* _REQUIREMENTS_:
Below are some records; retype all of them exactly.

====== ENTRIES PROVIDED ======

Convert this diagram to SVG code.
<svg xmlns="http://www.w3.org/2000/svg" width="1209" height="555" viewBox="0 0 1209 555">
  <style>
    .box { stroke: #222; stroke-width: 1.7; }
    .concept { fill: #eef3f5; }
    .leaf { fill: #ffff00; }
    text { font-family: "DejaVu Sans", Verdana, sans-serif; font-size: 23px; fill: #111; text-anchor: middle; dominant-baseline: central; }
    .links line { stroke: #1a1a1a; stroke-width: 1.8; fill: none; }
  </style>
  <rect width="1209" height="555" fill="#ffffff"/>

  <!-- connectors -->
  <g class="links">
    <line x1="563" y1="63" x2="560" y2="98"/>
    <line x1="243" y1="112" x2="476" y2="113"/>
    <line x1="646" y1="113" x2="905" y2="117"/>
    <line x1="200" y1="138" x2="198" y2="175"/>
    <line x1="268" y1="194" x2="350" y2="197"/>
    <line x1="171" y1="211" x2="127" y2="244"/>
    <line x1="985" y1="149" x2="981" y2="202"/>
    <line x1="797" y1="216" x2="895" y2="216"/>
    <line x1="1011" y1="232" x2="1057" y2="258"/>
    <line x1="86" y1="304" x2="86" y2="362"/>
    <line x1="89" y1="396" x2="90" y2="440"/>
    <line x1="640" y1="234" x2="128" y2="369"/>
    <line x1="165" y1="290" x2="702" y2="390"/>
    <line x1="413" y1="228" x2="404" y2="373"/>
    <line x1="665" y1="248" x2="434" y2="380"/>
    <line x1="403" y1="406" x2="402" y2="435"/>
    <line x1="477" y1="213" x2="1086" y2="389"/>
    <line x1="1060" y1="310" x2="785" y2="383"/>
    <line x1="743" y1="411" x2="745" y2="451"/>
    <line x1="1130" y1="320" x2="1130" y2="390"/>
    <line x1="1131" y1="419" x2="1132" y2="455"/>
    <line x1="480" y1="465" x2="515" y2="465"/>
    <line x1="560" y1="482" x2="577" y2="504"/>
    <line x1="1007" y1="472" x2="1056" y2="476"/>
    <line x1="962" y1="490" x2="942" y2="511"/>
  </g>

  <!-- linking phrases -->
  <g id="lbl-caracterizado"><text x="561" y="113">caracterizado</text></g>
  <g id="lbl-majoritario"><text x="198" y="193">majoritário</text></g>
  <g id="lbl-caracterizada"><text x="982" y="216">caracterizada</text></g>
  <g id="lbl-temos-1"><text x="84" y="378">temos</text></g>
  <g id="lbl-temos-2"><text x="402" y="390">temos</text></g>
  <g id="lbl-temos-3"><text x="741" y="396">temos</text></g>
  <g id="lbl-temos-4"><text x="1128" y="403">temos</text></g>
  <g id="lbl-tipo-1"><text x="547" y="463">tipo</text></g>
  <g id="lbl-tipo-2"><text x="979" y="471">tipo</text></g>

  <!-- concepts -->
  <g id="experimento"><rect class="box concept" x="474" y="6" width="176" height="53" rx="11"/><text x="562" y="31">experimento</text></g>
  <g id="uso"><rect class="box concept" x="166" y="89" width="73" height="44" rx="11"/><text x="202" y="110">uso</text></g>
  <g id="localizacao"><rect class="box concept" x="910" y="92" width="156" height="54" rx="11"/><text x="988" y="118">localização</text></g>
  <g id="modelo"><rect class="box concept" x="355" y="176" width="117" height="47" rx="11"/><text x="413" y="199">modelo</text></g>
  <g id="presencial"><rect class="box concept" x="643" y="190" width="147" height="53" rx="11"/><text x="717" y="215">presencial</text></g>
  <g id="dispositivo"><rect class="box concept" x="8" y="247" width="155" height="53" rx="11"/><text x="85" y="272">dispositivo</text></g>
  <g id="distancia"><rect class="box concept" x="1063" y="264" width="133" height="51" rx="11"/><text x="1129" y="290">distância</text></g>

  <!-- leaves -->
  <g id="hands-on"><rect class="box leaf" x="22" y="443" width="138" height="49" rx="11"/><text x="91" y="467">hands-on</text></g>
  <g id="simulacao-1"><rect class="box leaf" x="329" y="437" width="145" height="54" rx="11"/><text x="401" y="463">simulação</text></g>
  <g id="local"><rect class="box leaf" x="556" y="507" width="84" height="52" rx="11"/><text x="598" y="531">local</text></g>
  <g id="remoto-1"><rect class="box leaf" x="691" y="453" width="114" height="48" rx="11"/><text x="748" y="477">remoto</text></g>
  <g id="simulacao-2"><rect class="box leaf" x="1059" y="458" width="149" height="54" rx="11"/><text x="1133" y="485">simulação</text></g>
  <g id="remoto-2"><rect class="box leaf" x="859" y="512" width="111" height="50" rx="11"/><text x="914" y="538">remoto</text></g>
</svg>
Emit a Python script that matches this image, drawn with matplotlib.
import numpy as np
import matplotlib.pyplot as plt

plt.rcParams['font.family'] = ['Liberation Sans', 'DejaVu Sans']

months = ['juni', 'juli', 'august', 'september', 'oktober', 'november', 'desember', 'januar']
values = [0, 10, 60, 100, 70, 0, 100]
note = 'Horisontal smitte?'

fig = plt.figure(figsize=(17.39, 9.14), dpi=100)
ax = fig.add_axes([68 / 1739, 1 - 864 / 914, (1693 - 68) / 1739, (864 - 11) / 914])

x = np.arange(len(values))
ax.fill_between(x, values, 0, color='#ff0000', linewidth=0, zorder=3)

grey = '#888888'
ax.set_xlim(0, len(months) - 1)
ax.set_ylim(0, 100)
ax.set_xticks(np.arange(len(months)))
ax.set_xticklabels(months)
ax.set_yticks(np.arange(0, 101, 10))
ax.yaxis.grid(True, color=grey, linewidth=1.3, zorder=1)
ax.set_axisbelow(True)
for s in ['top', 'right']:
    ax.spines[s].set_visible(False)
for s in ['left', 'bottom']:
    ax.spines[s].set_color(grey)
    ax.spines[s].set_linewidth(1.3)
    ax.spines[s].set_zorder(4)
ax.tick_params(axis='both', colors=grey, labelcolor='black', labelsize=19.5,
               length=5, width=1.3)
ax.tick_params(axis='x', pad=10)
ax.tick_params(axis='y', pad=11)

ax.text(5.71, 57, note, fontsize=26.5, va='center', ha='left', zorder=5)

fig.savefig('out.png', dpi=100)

======

* _TASK SOLUTION_:
Convert this diagram to SVG code.
<svg xmlns="http://www.w3.org/2000/svg" width="1209" height="555" viewBox="0 0 1209 555">
  <style>
    .box { stroke: #222; stroke-width: 1.7; }
    .concept { fill: #eef3f5; }
    .leaf { fill: #ffff00; }
    text { font-family: "DejaVu Sans", Verdana, sans-serif; font-size: 23px; fill: #111; text-anchor: middle; dominant-baseline: central; }
    .links line { stroke: #1a1a1a; stroke-width: 1.8; fill: none; }
  </style>
  <rect width="1209" height="555" fill="#ffffff"/>

  <!-- connectors -->
  <g class="links">
    <line x1="563" y1="63" x2="560" y2="98"/>
    <line x1="243" y1="112" x2="476" y2="113"/>
    <line x1="646" y1="113" x2="905" y2="117"/>
    <line x1="200" y1="138" x2="198" y2="175"/>
    <line x1="268" y1="194" x2="350" y2="197"/>
    <line x1="171" y1="211" x2="127" y2="244"/>
    <line x1="985" y1="149" x2="981" y2="202"/>
    <line x1="797" y1="216" x2="895" y2="216"/>
    <line x1="1011" y1="232" x2="1057" y2="258"/>
    <line x1="86" y1="304" x2="86" y2="362"/>
    <line x1="89" y1="396" x2="90" y2="440"/>
    <line x1="640" y1="234" x2="128" y2="369"/>
    <line x1="165" y1="290" x2="702" y2="390"/>
    <line x1="413" y1="228" x2="404" y2="373"/>
    <line x1="665" y1="248" x2="434" y2="380"/>
    <line x1="403" y1="406" x2="402" y2="435"/>
    <line x1="477" y1="213" x2="1086" y2="389"/>
    <line x1="1060" y1="310" x2="785" y2="383"/>
    <line x1="743" y1="411" x2="745" y2="451"/>
    <line x1="1130" y1="320" x2="1130" y2="390"/>
    <line x1="1131" y1="419" x2="1132" y2="455"/>
    <line x1="480" y1="465" x2="515" y2="465"/>
    <line x1="560" y1="482" x2="577" y2="504"/>
    <line x1="1007" y1="472" x2="1056" y2="476"/>
    <line x1="962" y1="490" x2="942" y2="511"/>
  </g>

  <!-- linking phrases -->
  <g id="lbl-caracterizado"><text x="561" y="113">caracterizado</text></g>
  <g id="lbl-majoritario"><text x="198" y="193">majoritário</text></g>
  <g id="lbl-caracterizada"><text x="982" y="216">caracterizada</text></g>
  <g id="lbl-temos-1"><text x="84" y="378">temos</text></g>
  <g id="lbl-temos-2"><text x="402" y="390">temos</text></g>
  <g id="lbl-temos-3"><text x="741" y="396">temos</text></g>
  <g id="lbl-temos-4"><text x="1128" y="403">temos</text></g>
  <g id="lbl-tipo-1"><text x="547" y="463">tipo</text></g>
  <g id="lbl-tipo-2"><text x="979" y="471">tipo</text></g>

  <!-- concepts -->
  <g id="experimento"><rect class="box concept" x="474" y="6" width="176" height="53" rx="11"/><text x="562" y="31">experimento</text></g>
  <g id="uso"><rect class="box concept" x="166" y="89" width="73" height="44" rx="11"/><text x="202" y="110">uso</text></g>
  <g id="localizacao"><rect class="box concept" x="910" y="92" width="156" height="54" rx="11"/><text x="988" y="118">localização</text></g>
  <g id="modelo"><rect class="box concept" x="355" y="176" width="117" height="47" rx="11"/><text x="413" y="199">modelo</text></g>
  <g id="presencial"><rect class="box concept" x="643" y="190" width="147" height="53" rx="11"/><text x="717" y="215">presencial</text></g>
  <g id="dispositivo"><rect class="box concept" x="8" y="247" width="155" height="53" rx="11"/><text x="85" y="272">dispositivo</text></g>
  <g id="distancia"><rect class="box concept" x="1063" y="264" width="133" height="51" rx="11"/><text x="1129" y="290">distância</text></g>

  <!-- leaves -->
  <g id="hands-on"><rect class="box leaf" x="22" y="443" width="138" height="49" rx="11"/><text x="91" y="467">hands-on</text></g>
  <g id="simulacao-1"><rect class="box leaf" x="329" y="437" width="145" height="54" rx="11"/><text x="401" y="463">simulação</text></g>
  <g id="local"><rect class="box leaf" x="556" y="507" width="84" height="52" rx="11"/><text x="598" y="531">local</text></g>
  <g id="remoto-1"><rect class="box leaf" x="691" y="453" width="114" height="48" rx="11"/><text x="748" y="477">remoto</text></g>
  <g id="simulacao-2"><rect class="box leaf" x="1059" y="458" width="149" height="54" rx="11"/><text x="1133" y="485">simulação</text></g>
  <g id="remoto-2"><rect class="box leaf" x="859" y="512" width="111" height="50" rx="11"/><text x="914" y="538">remoto</text></g>
</svg>
Emit a Python script that matches this image, drawn with matplotlib.
import numpy as np
import matplotlib.pyplot as plt

plt.rcParams['font.family'] = ['Liberation Sans', 'DejaVu Sans']

months = ['juni', 'juli', 'august', 'september', 'oktober', 'november', 'desember', 'januar']
values = [0, 10, 60, 100, 70, 0, 100]
note = 'Horisontal smitte?'

fig = plt.figure(figsize=(17.39, 9.14), dpi=100)
ax = fig.add_axes([68 / 1739, 1 - 864 / 914, (1693 - 68) / 1739, (864 - 11) / 914])

x = np.arange(len(values))
ax.fill_between(x, values, 0, color='#ff0000', linewidth=0, zorder=3)

grey = '#888888'
ax.set_xlim(0, len(months) - 1)
ax.set_ylim(0, 100)
ax.set_xticks(np.arange(len(months)))
ax.set_xticklabels(months)
ax.set_yticks(np.arange(0, 101, 10))
ax.yaxis.grid(True, color=grey, linewidth=1.3, zorder=1)
ax.set_axisbelow(True)
for s in ['top', 'right']:
    ax.spines[s].set_visible(False)
for s in ['left', 'bottom']:
    ax.spines[s].set_color(grey)
    ax.spines[s].set_linewidth(1.3)
    ax.spines[s].set_zorder(4)
ax.tick_params(axis='both', colors=grey, labelcolor='black', labelsize=19.5,
               length=5, width=1.3)
ax.tick_params(axis='x', pad=10)
ax.tick_params(axis='y', pad=11)

ax.text(5.71, 57, note, fontsize=26.5, va='center', ha='left', zorder=5)

fig.savefig('out.png', dpi=100)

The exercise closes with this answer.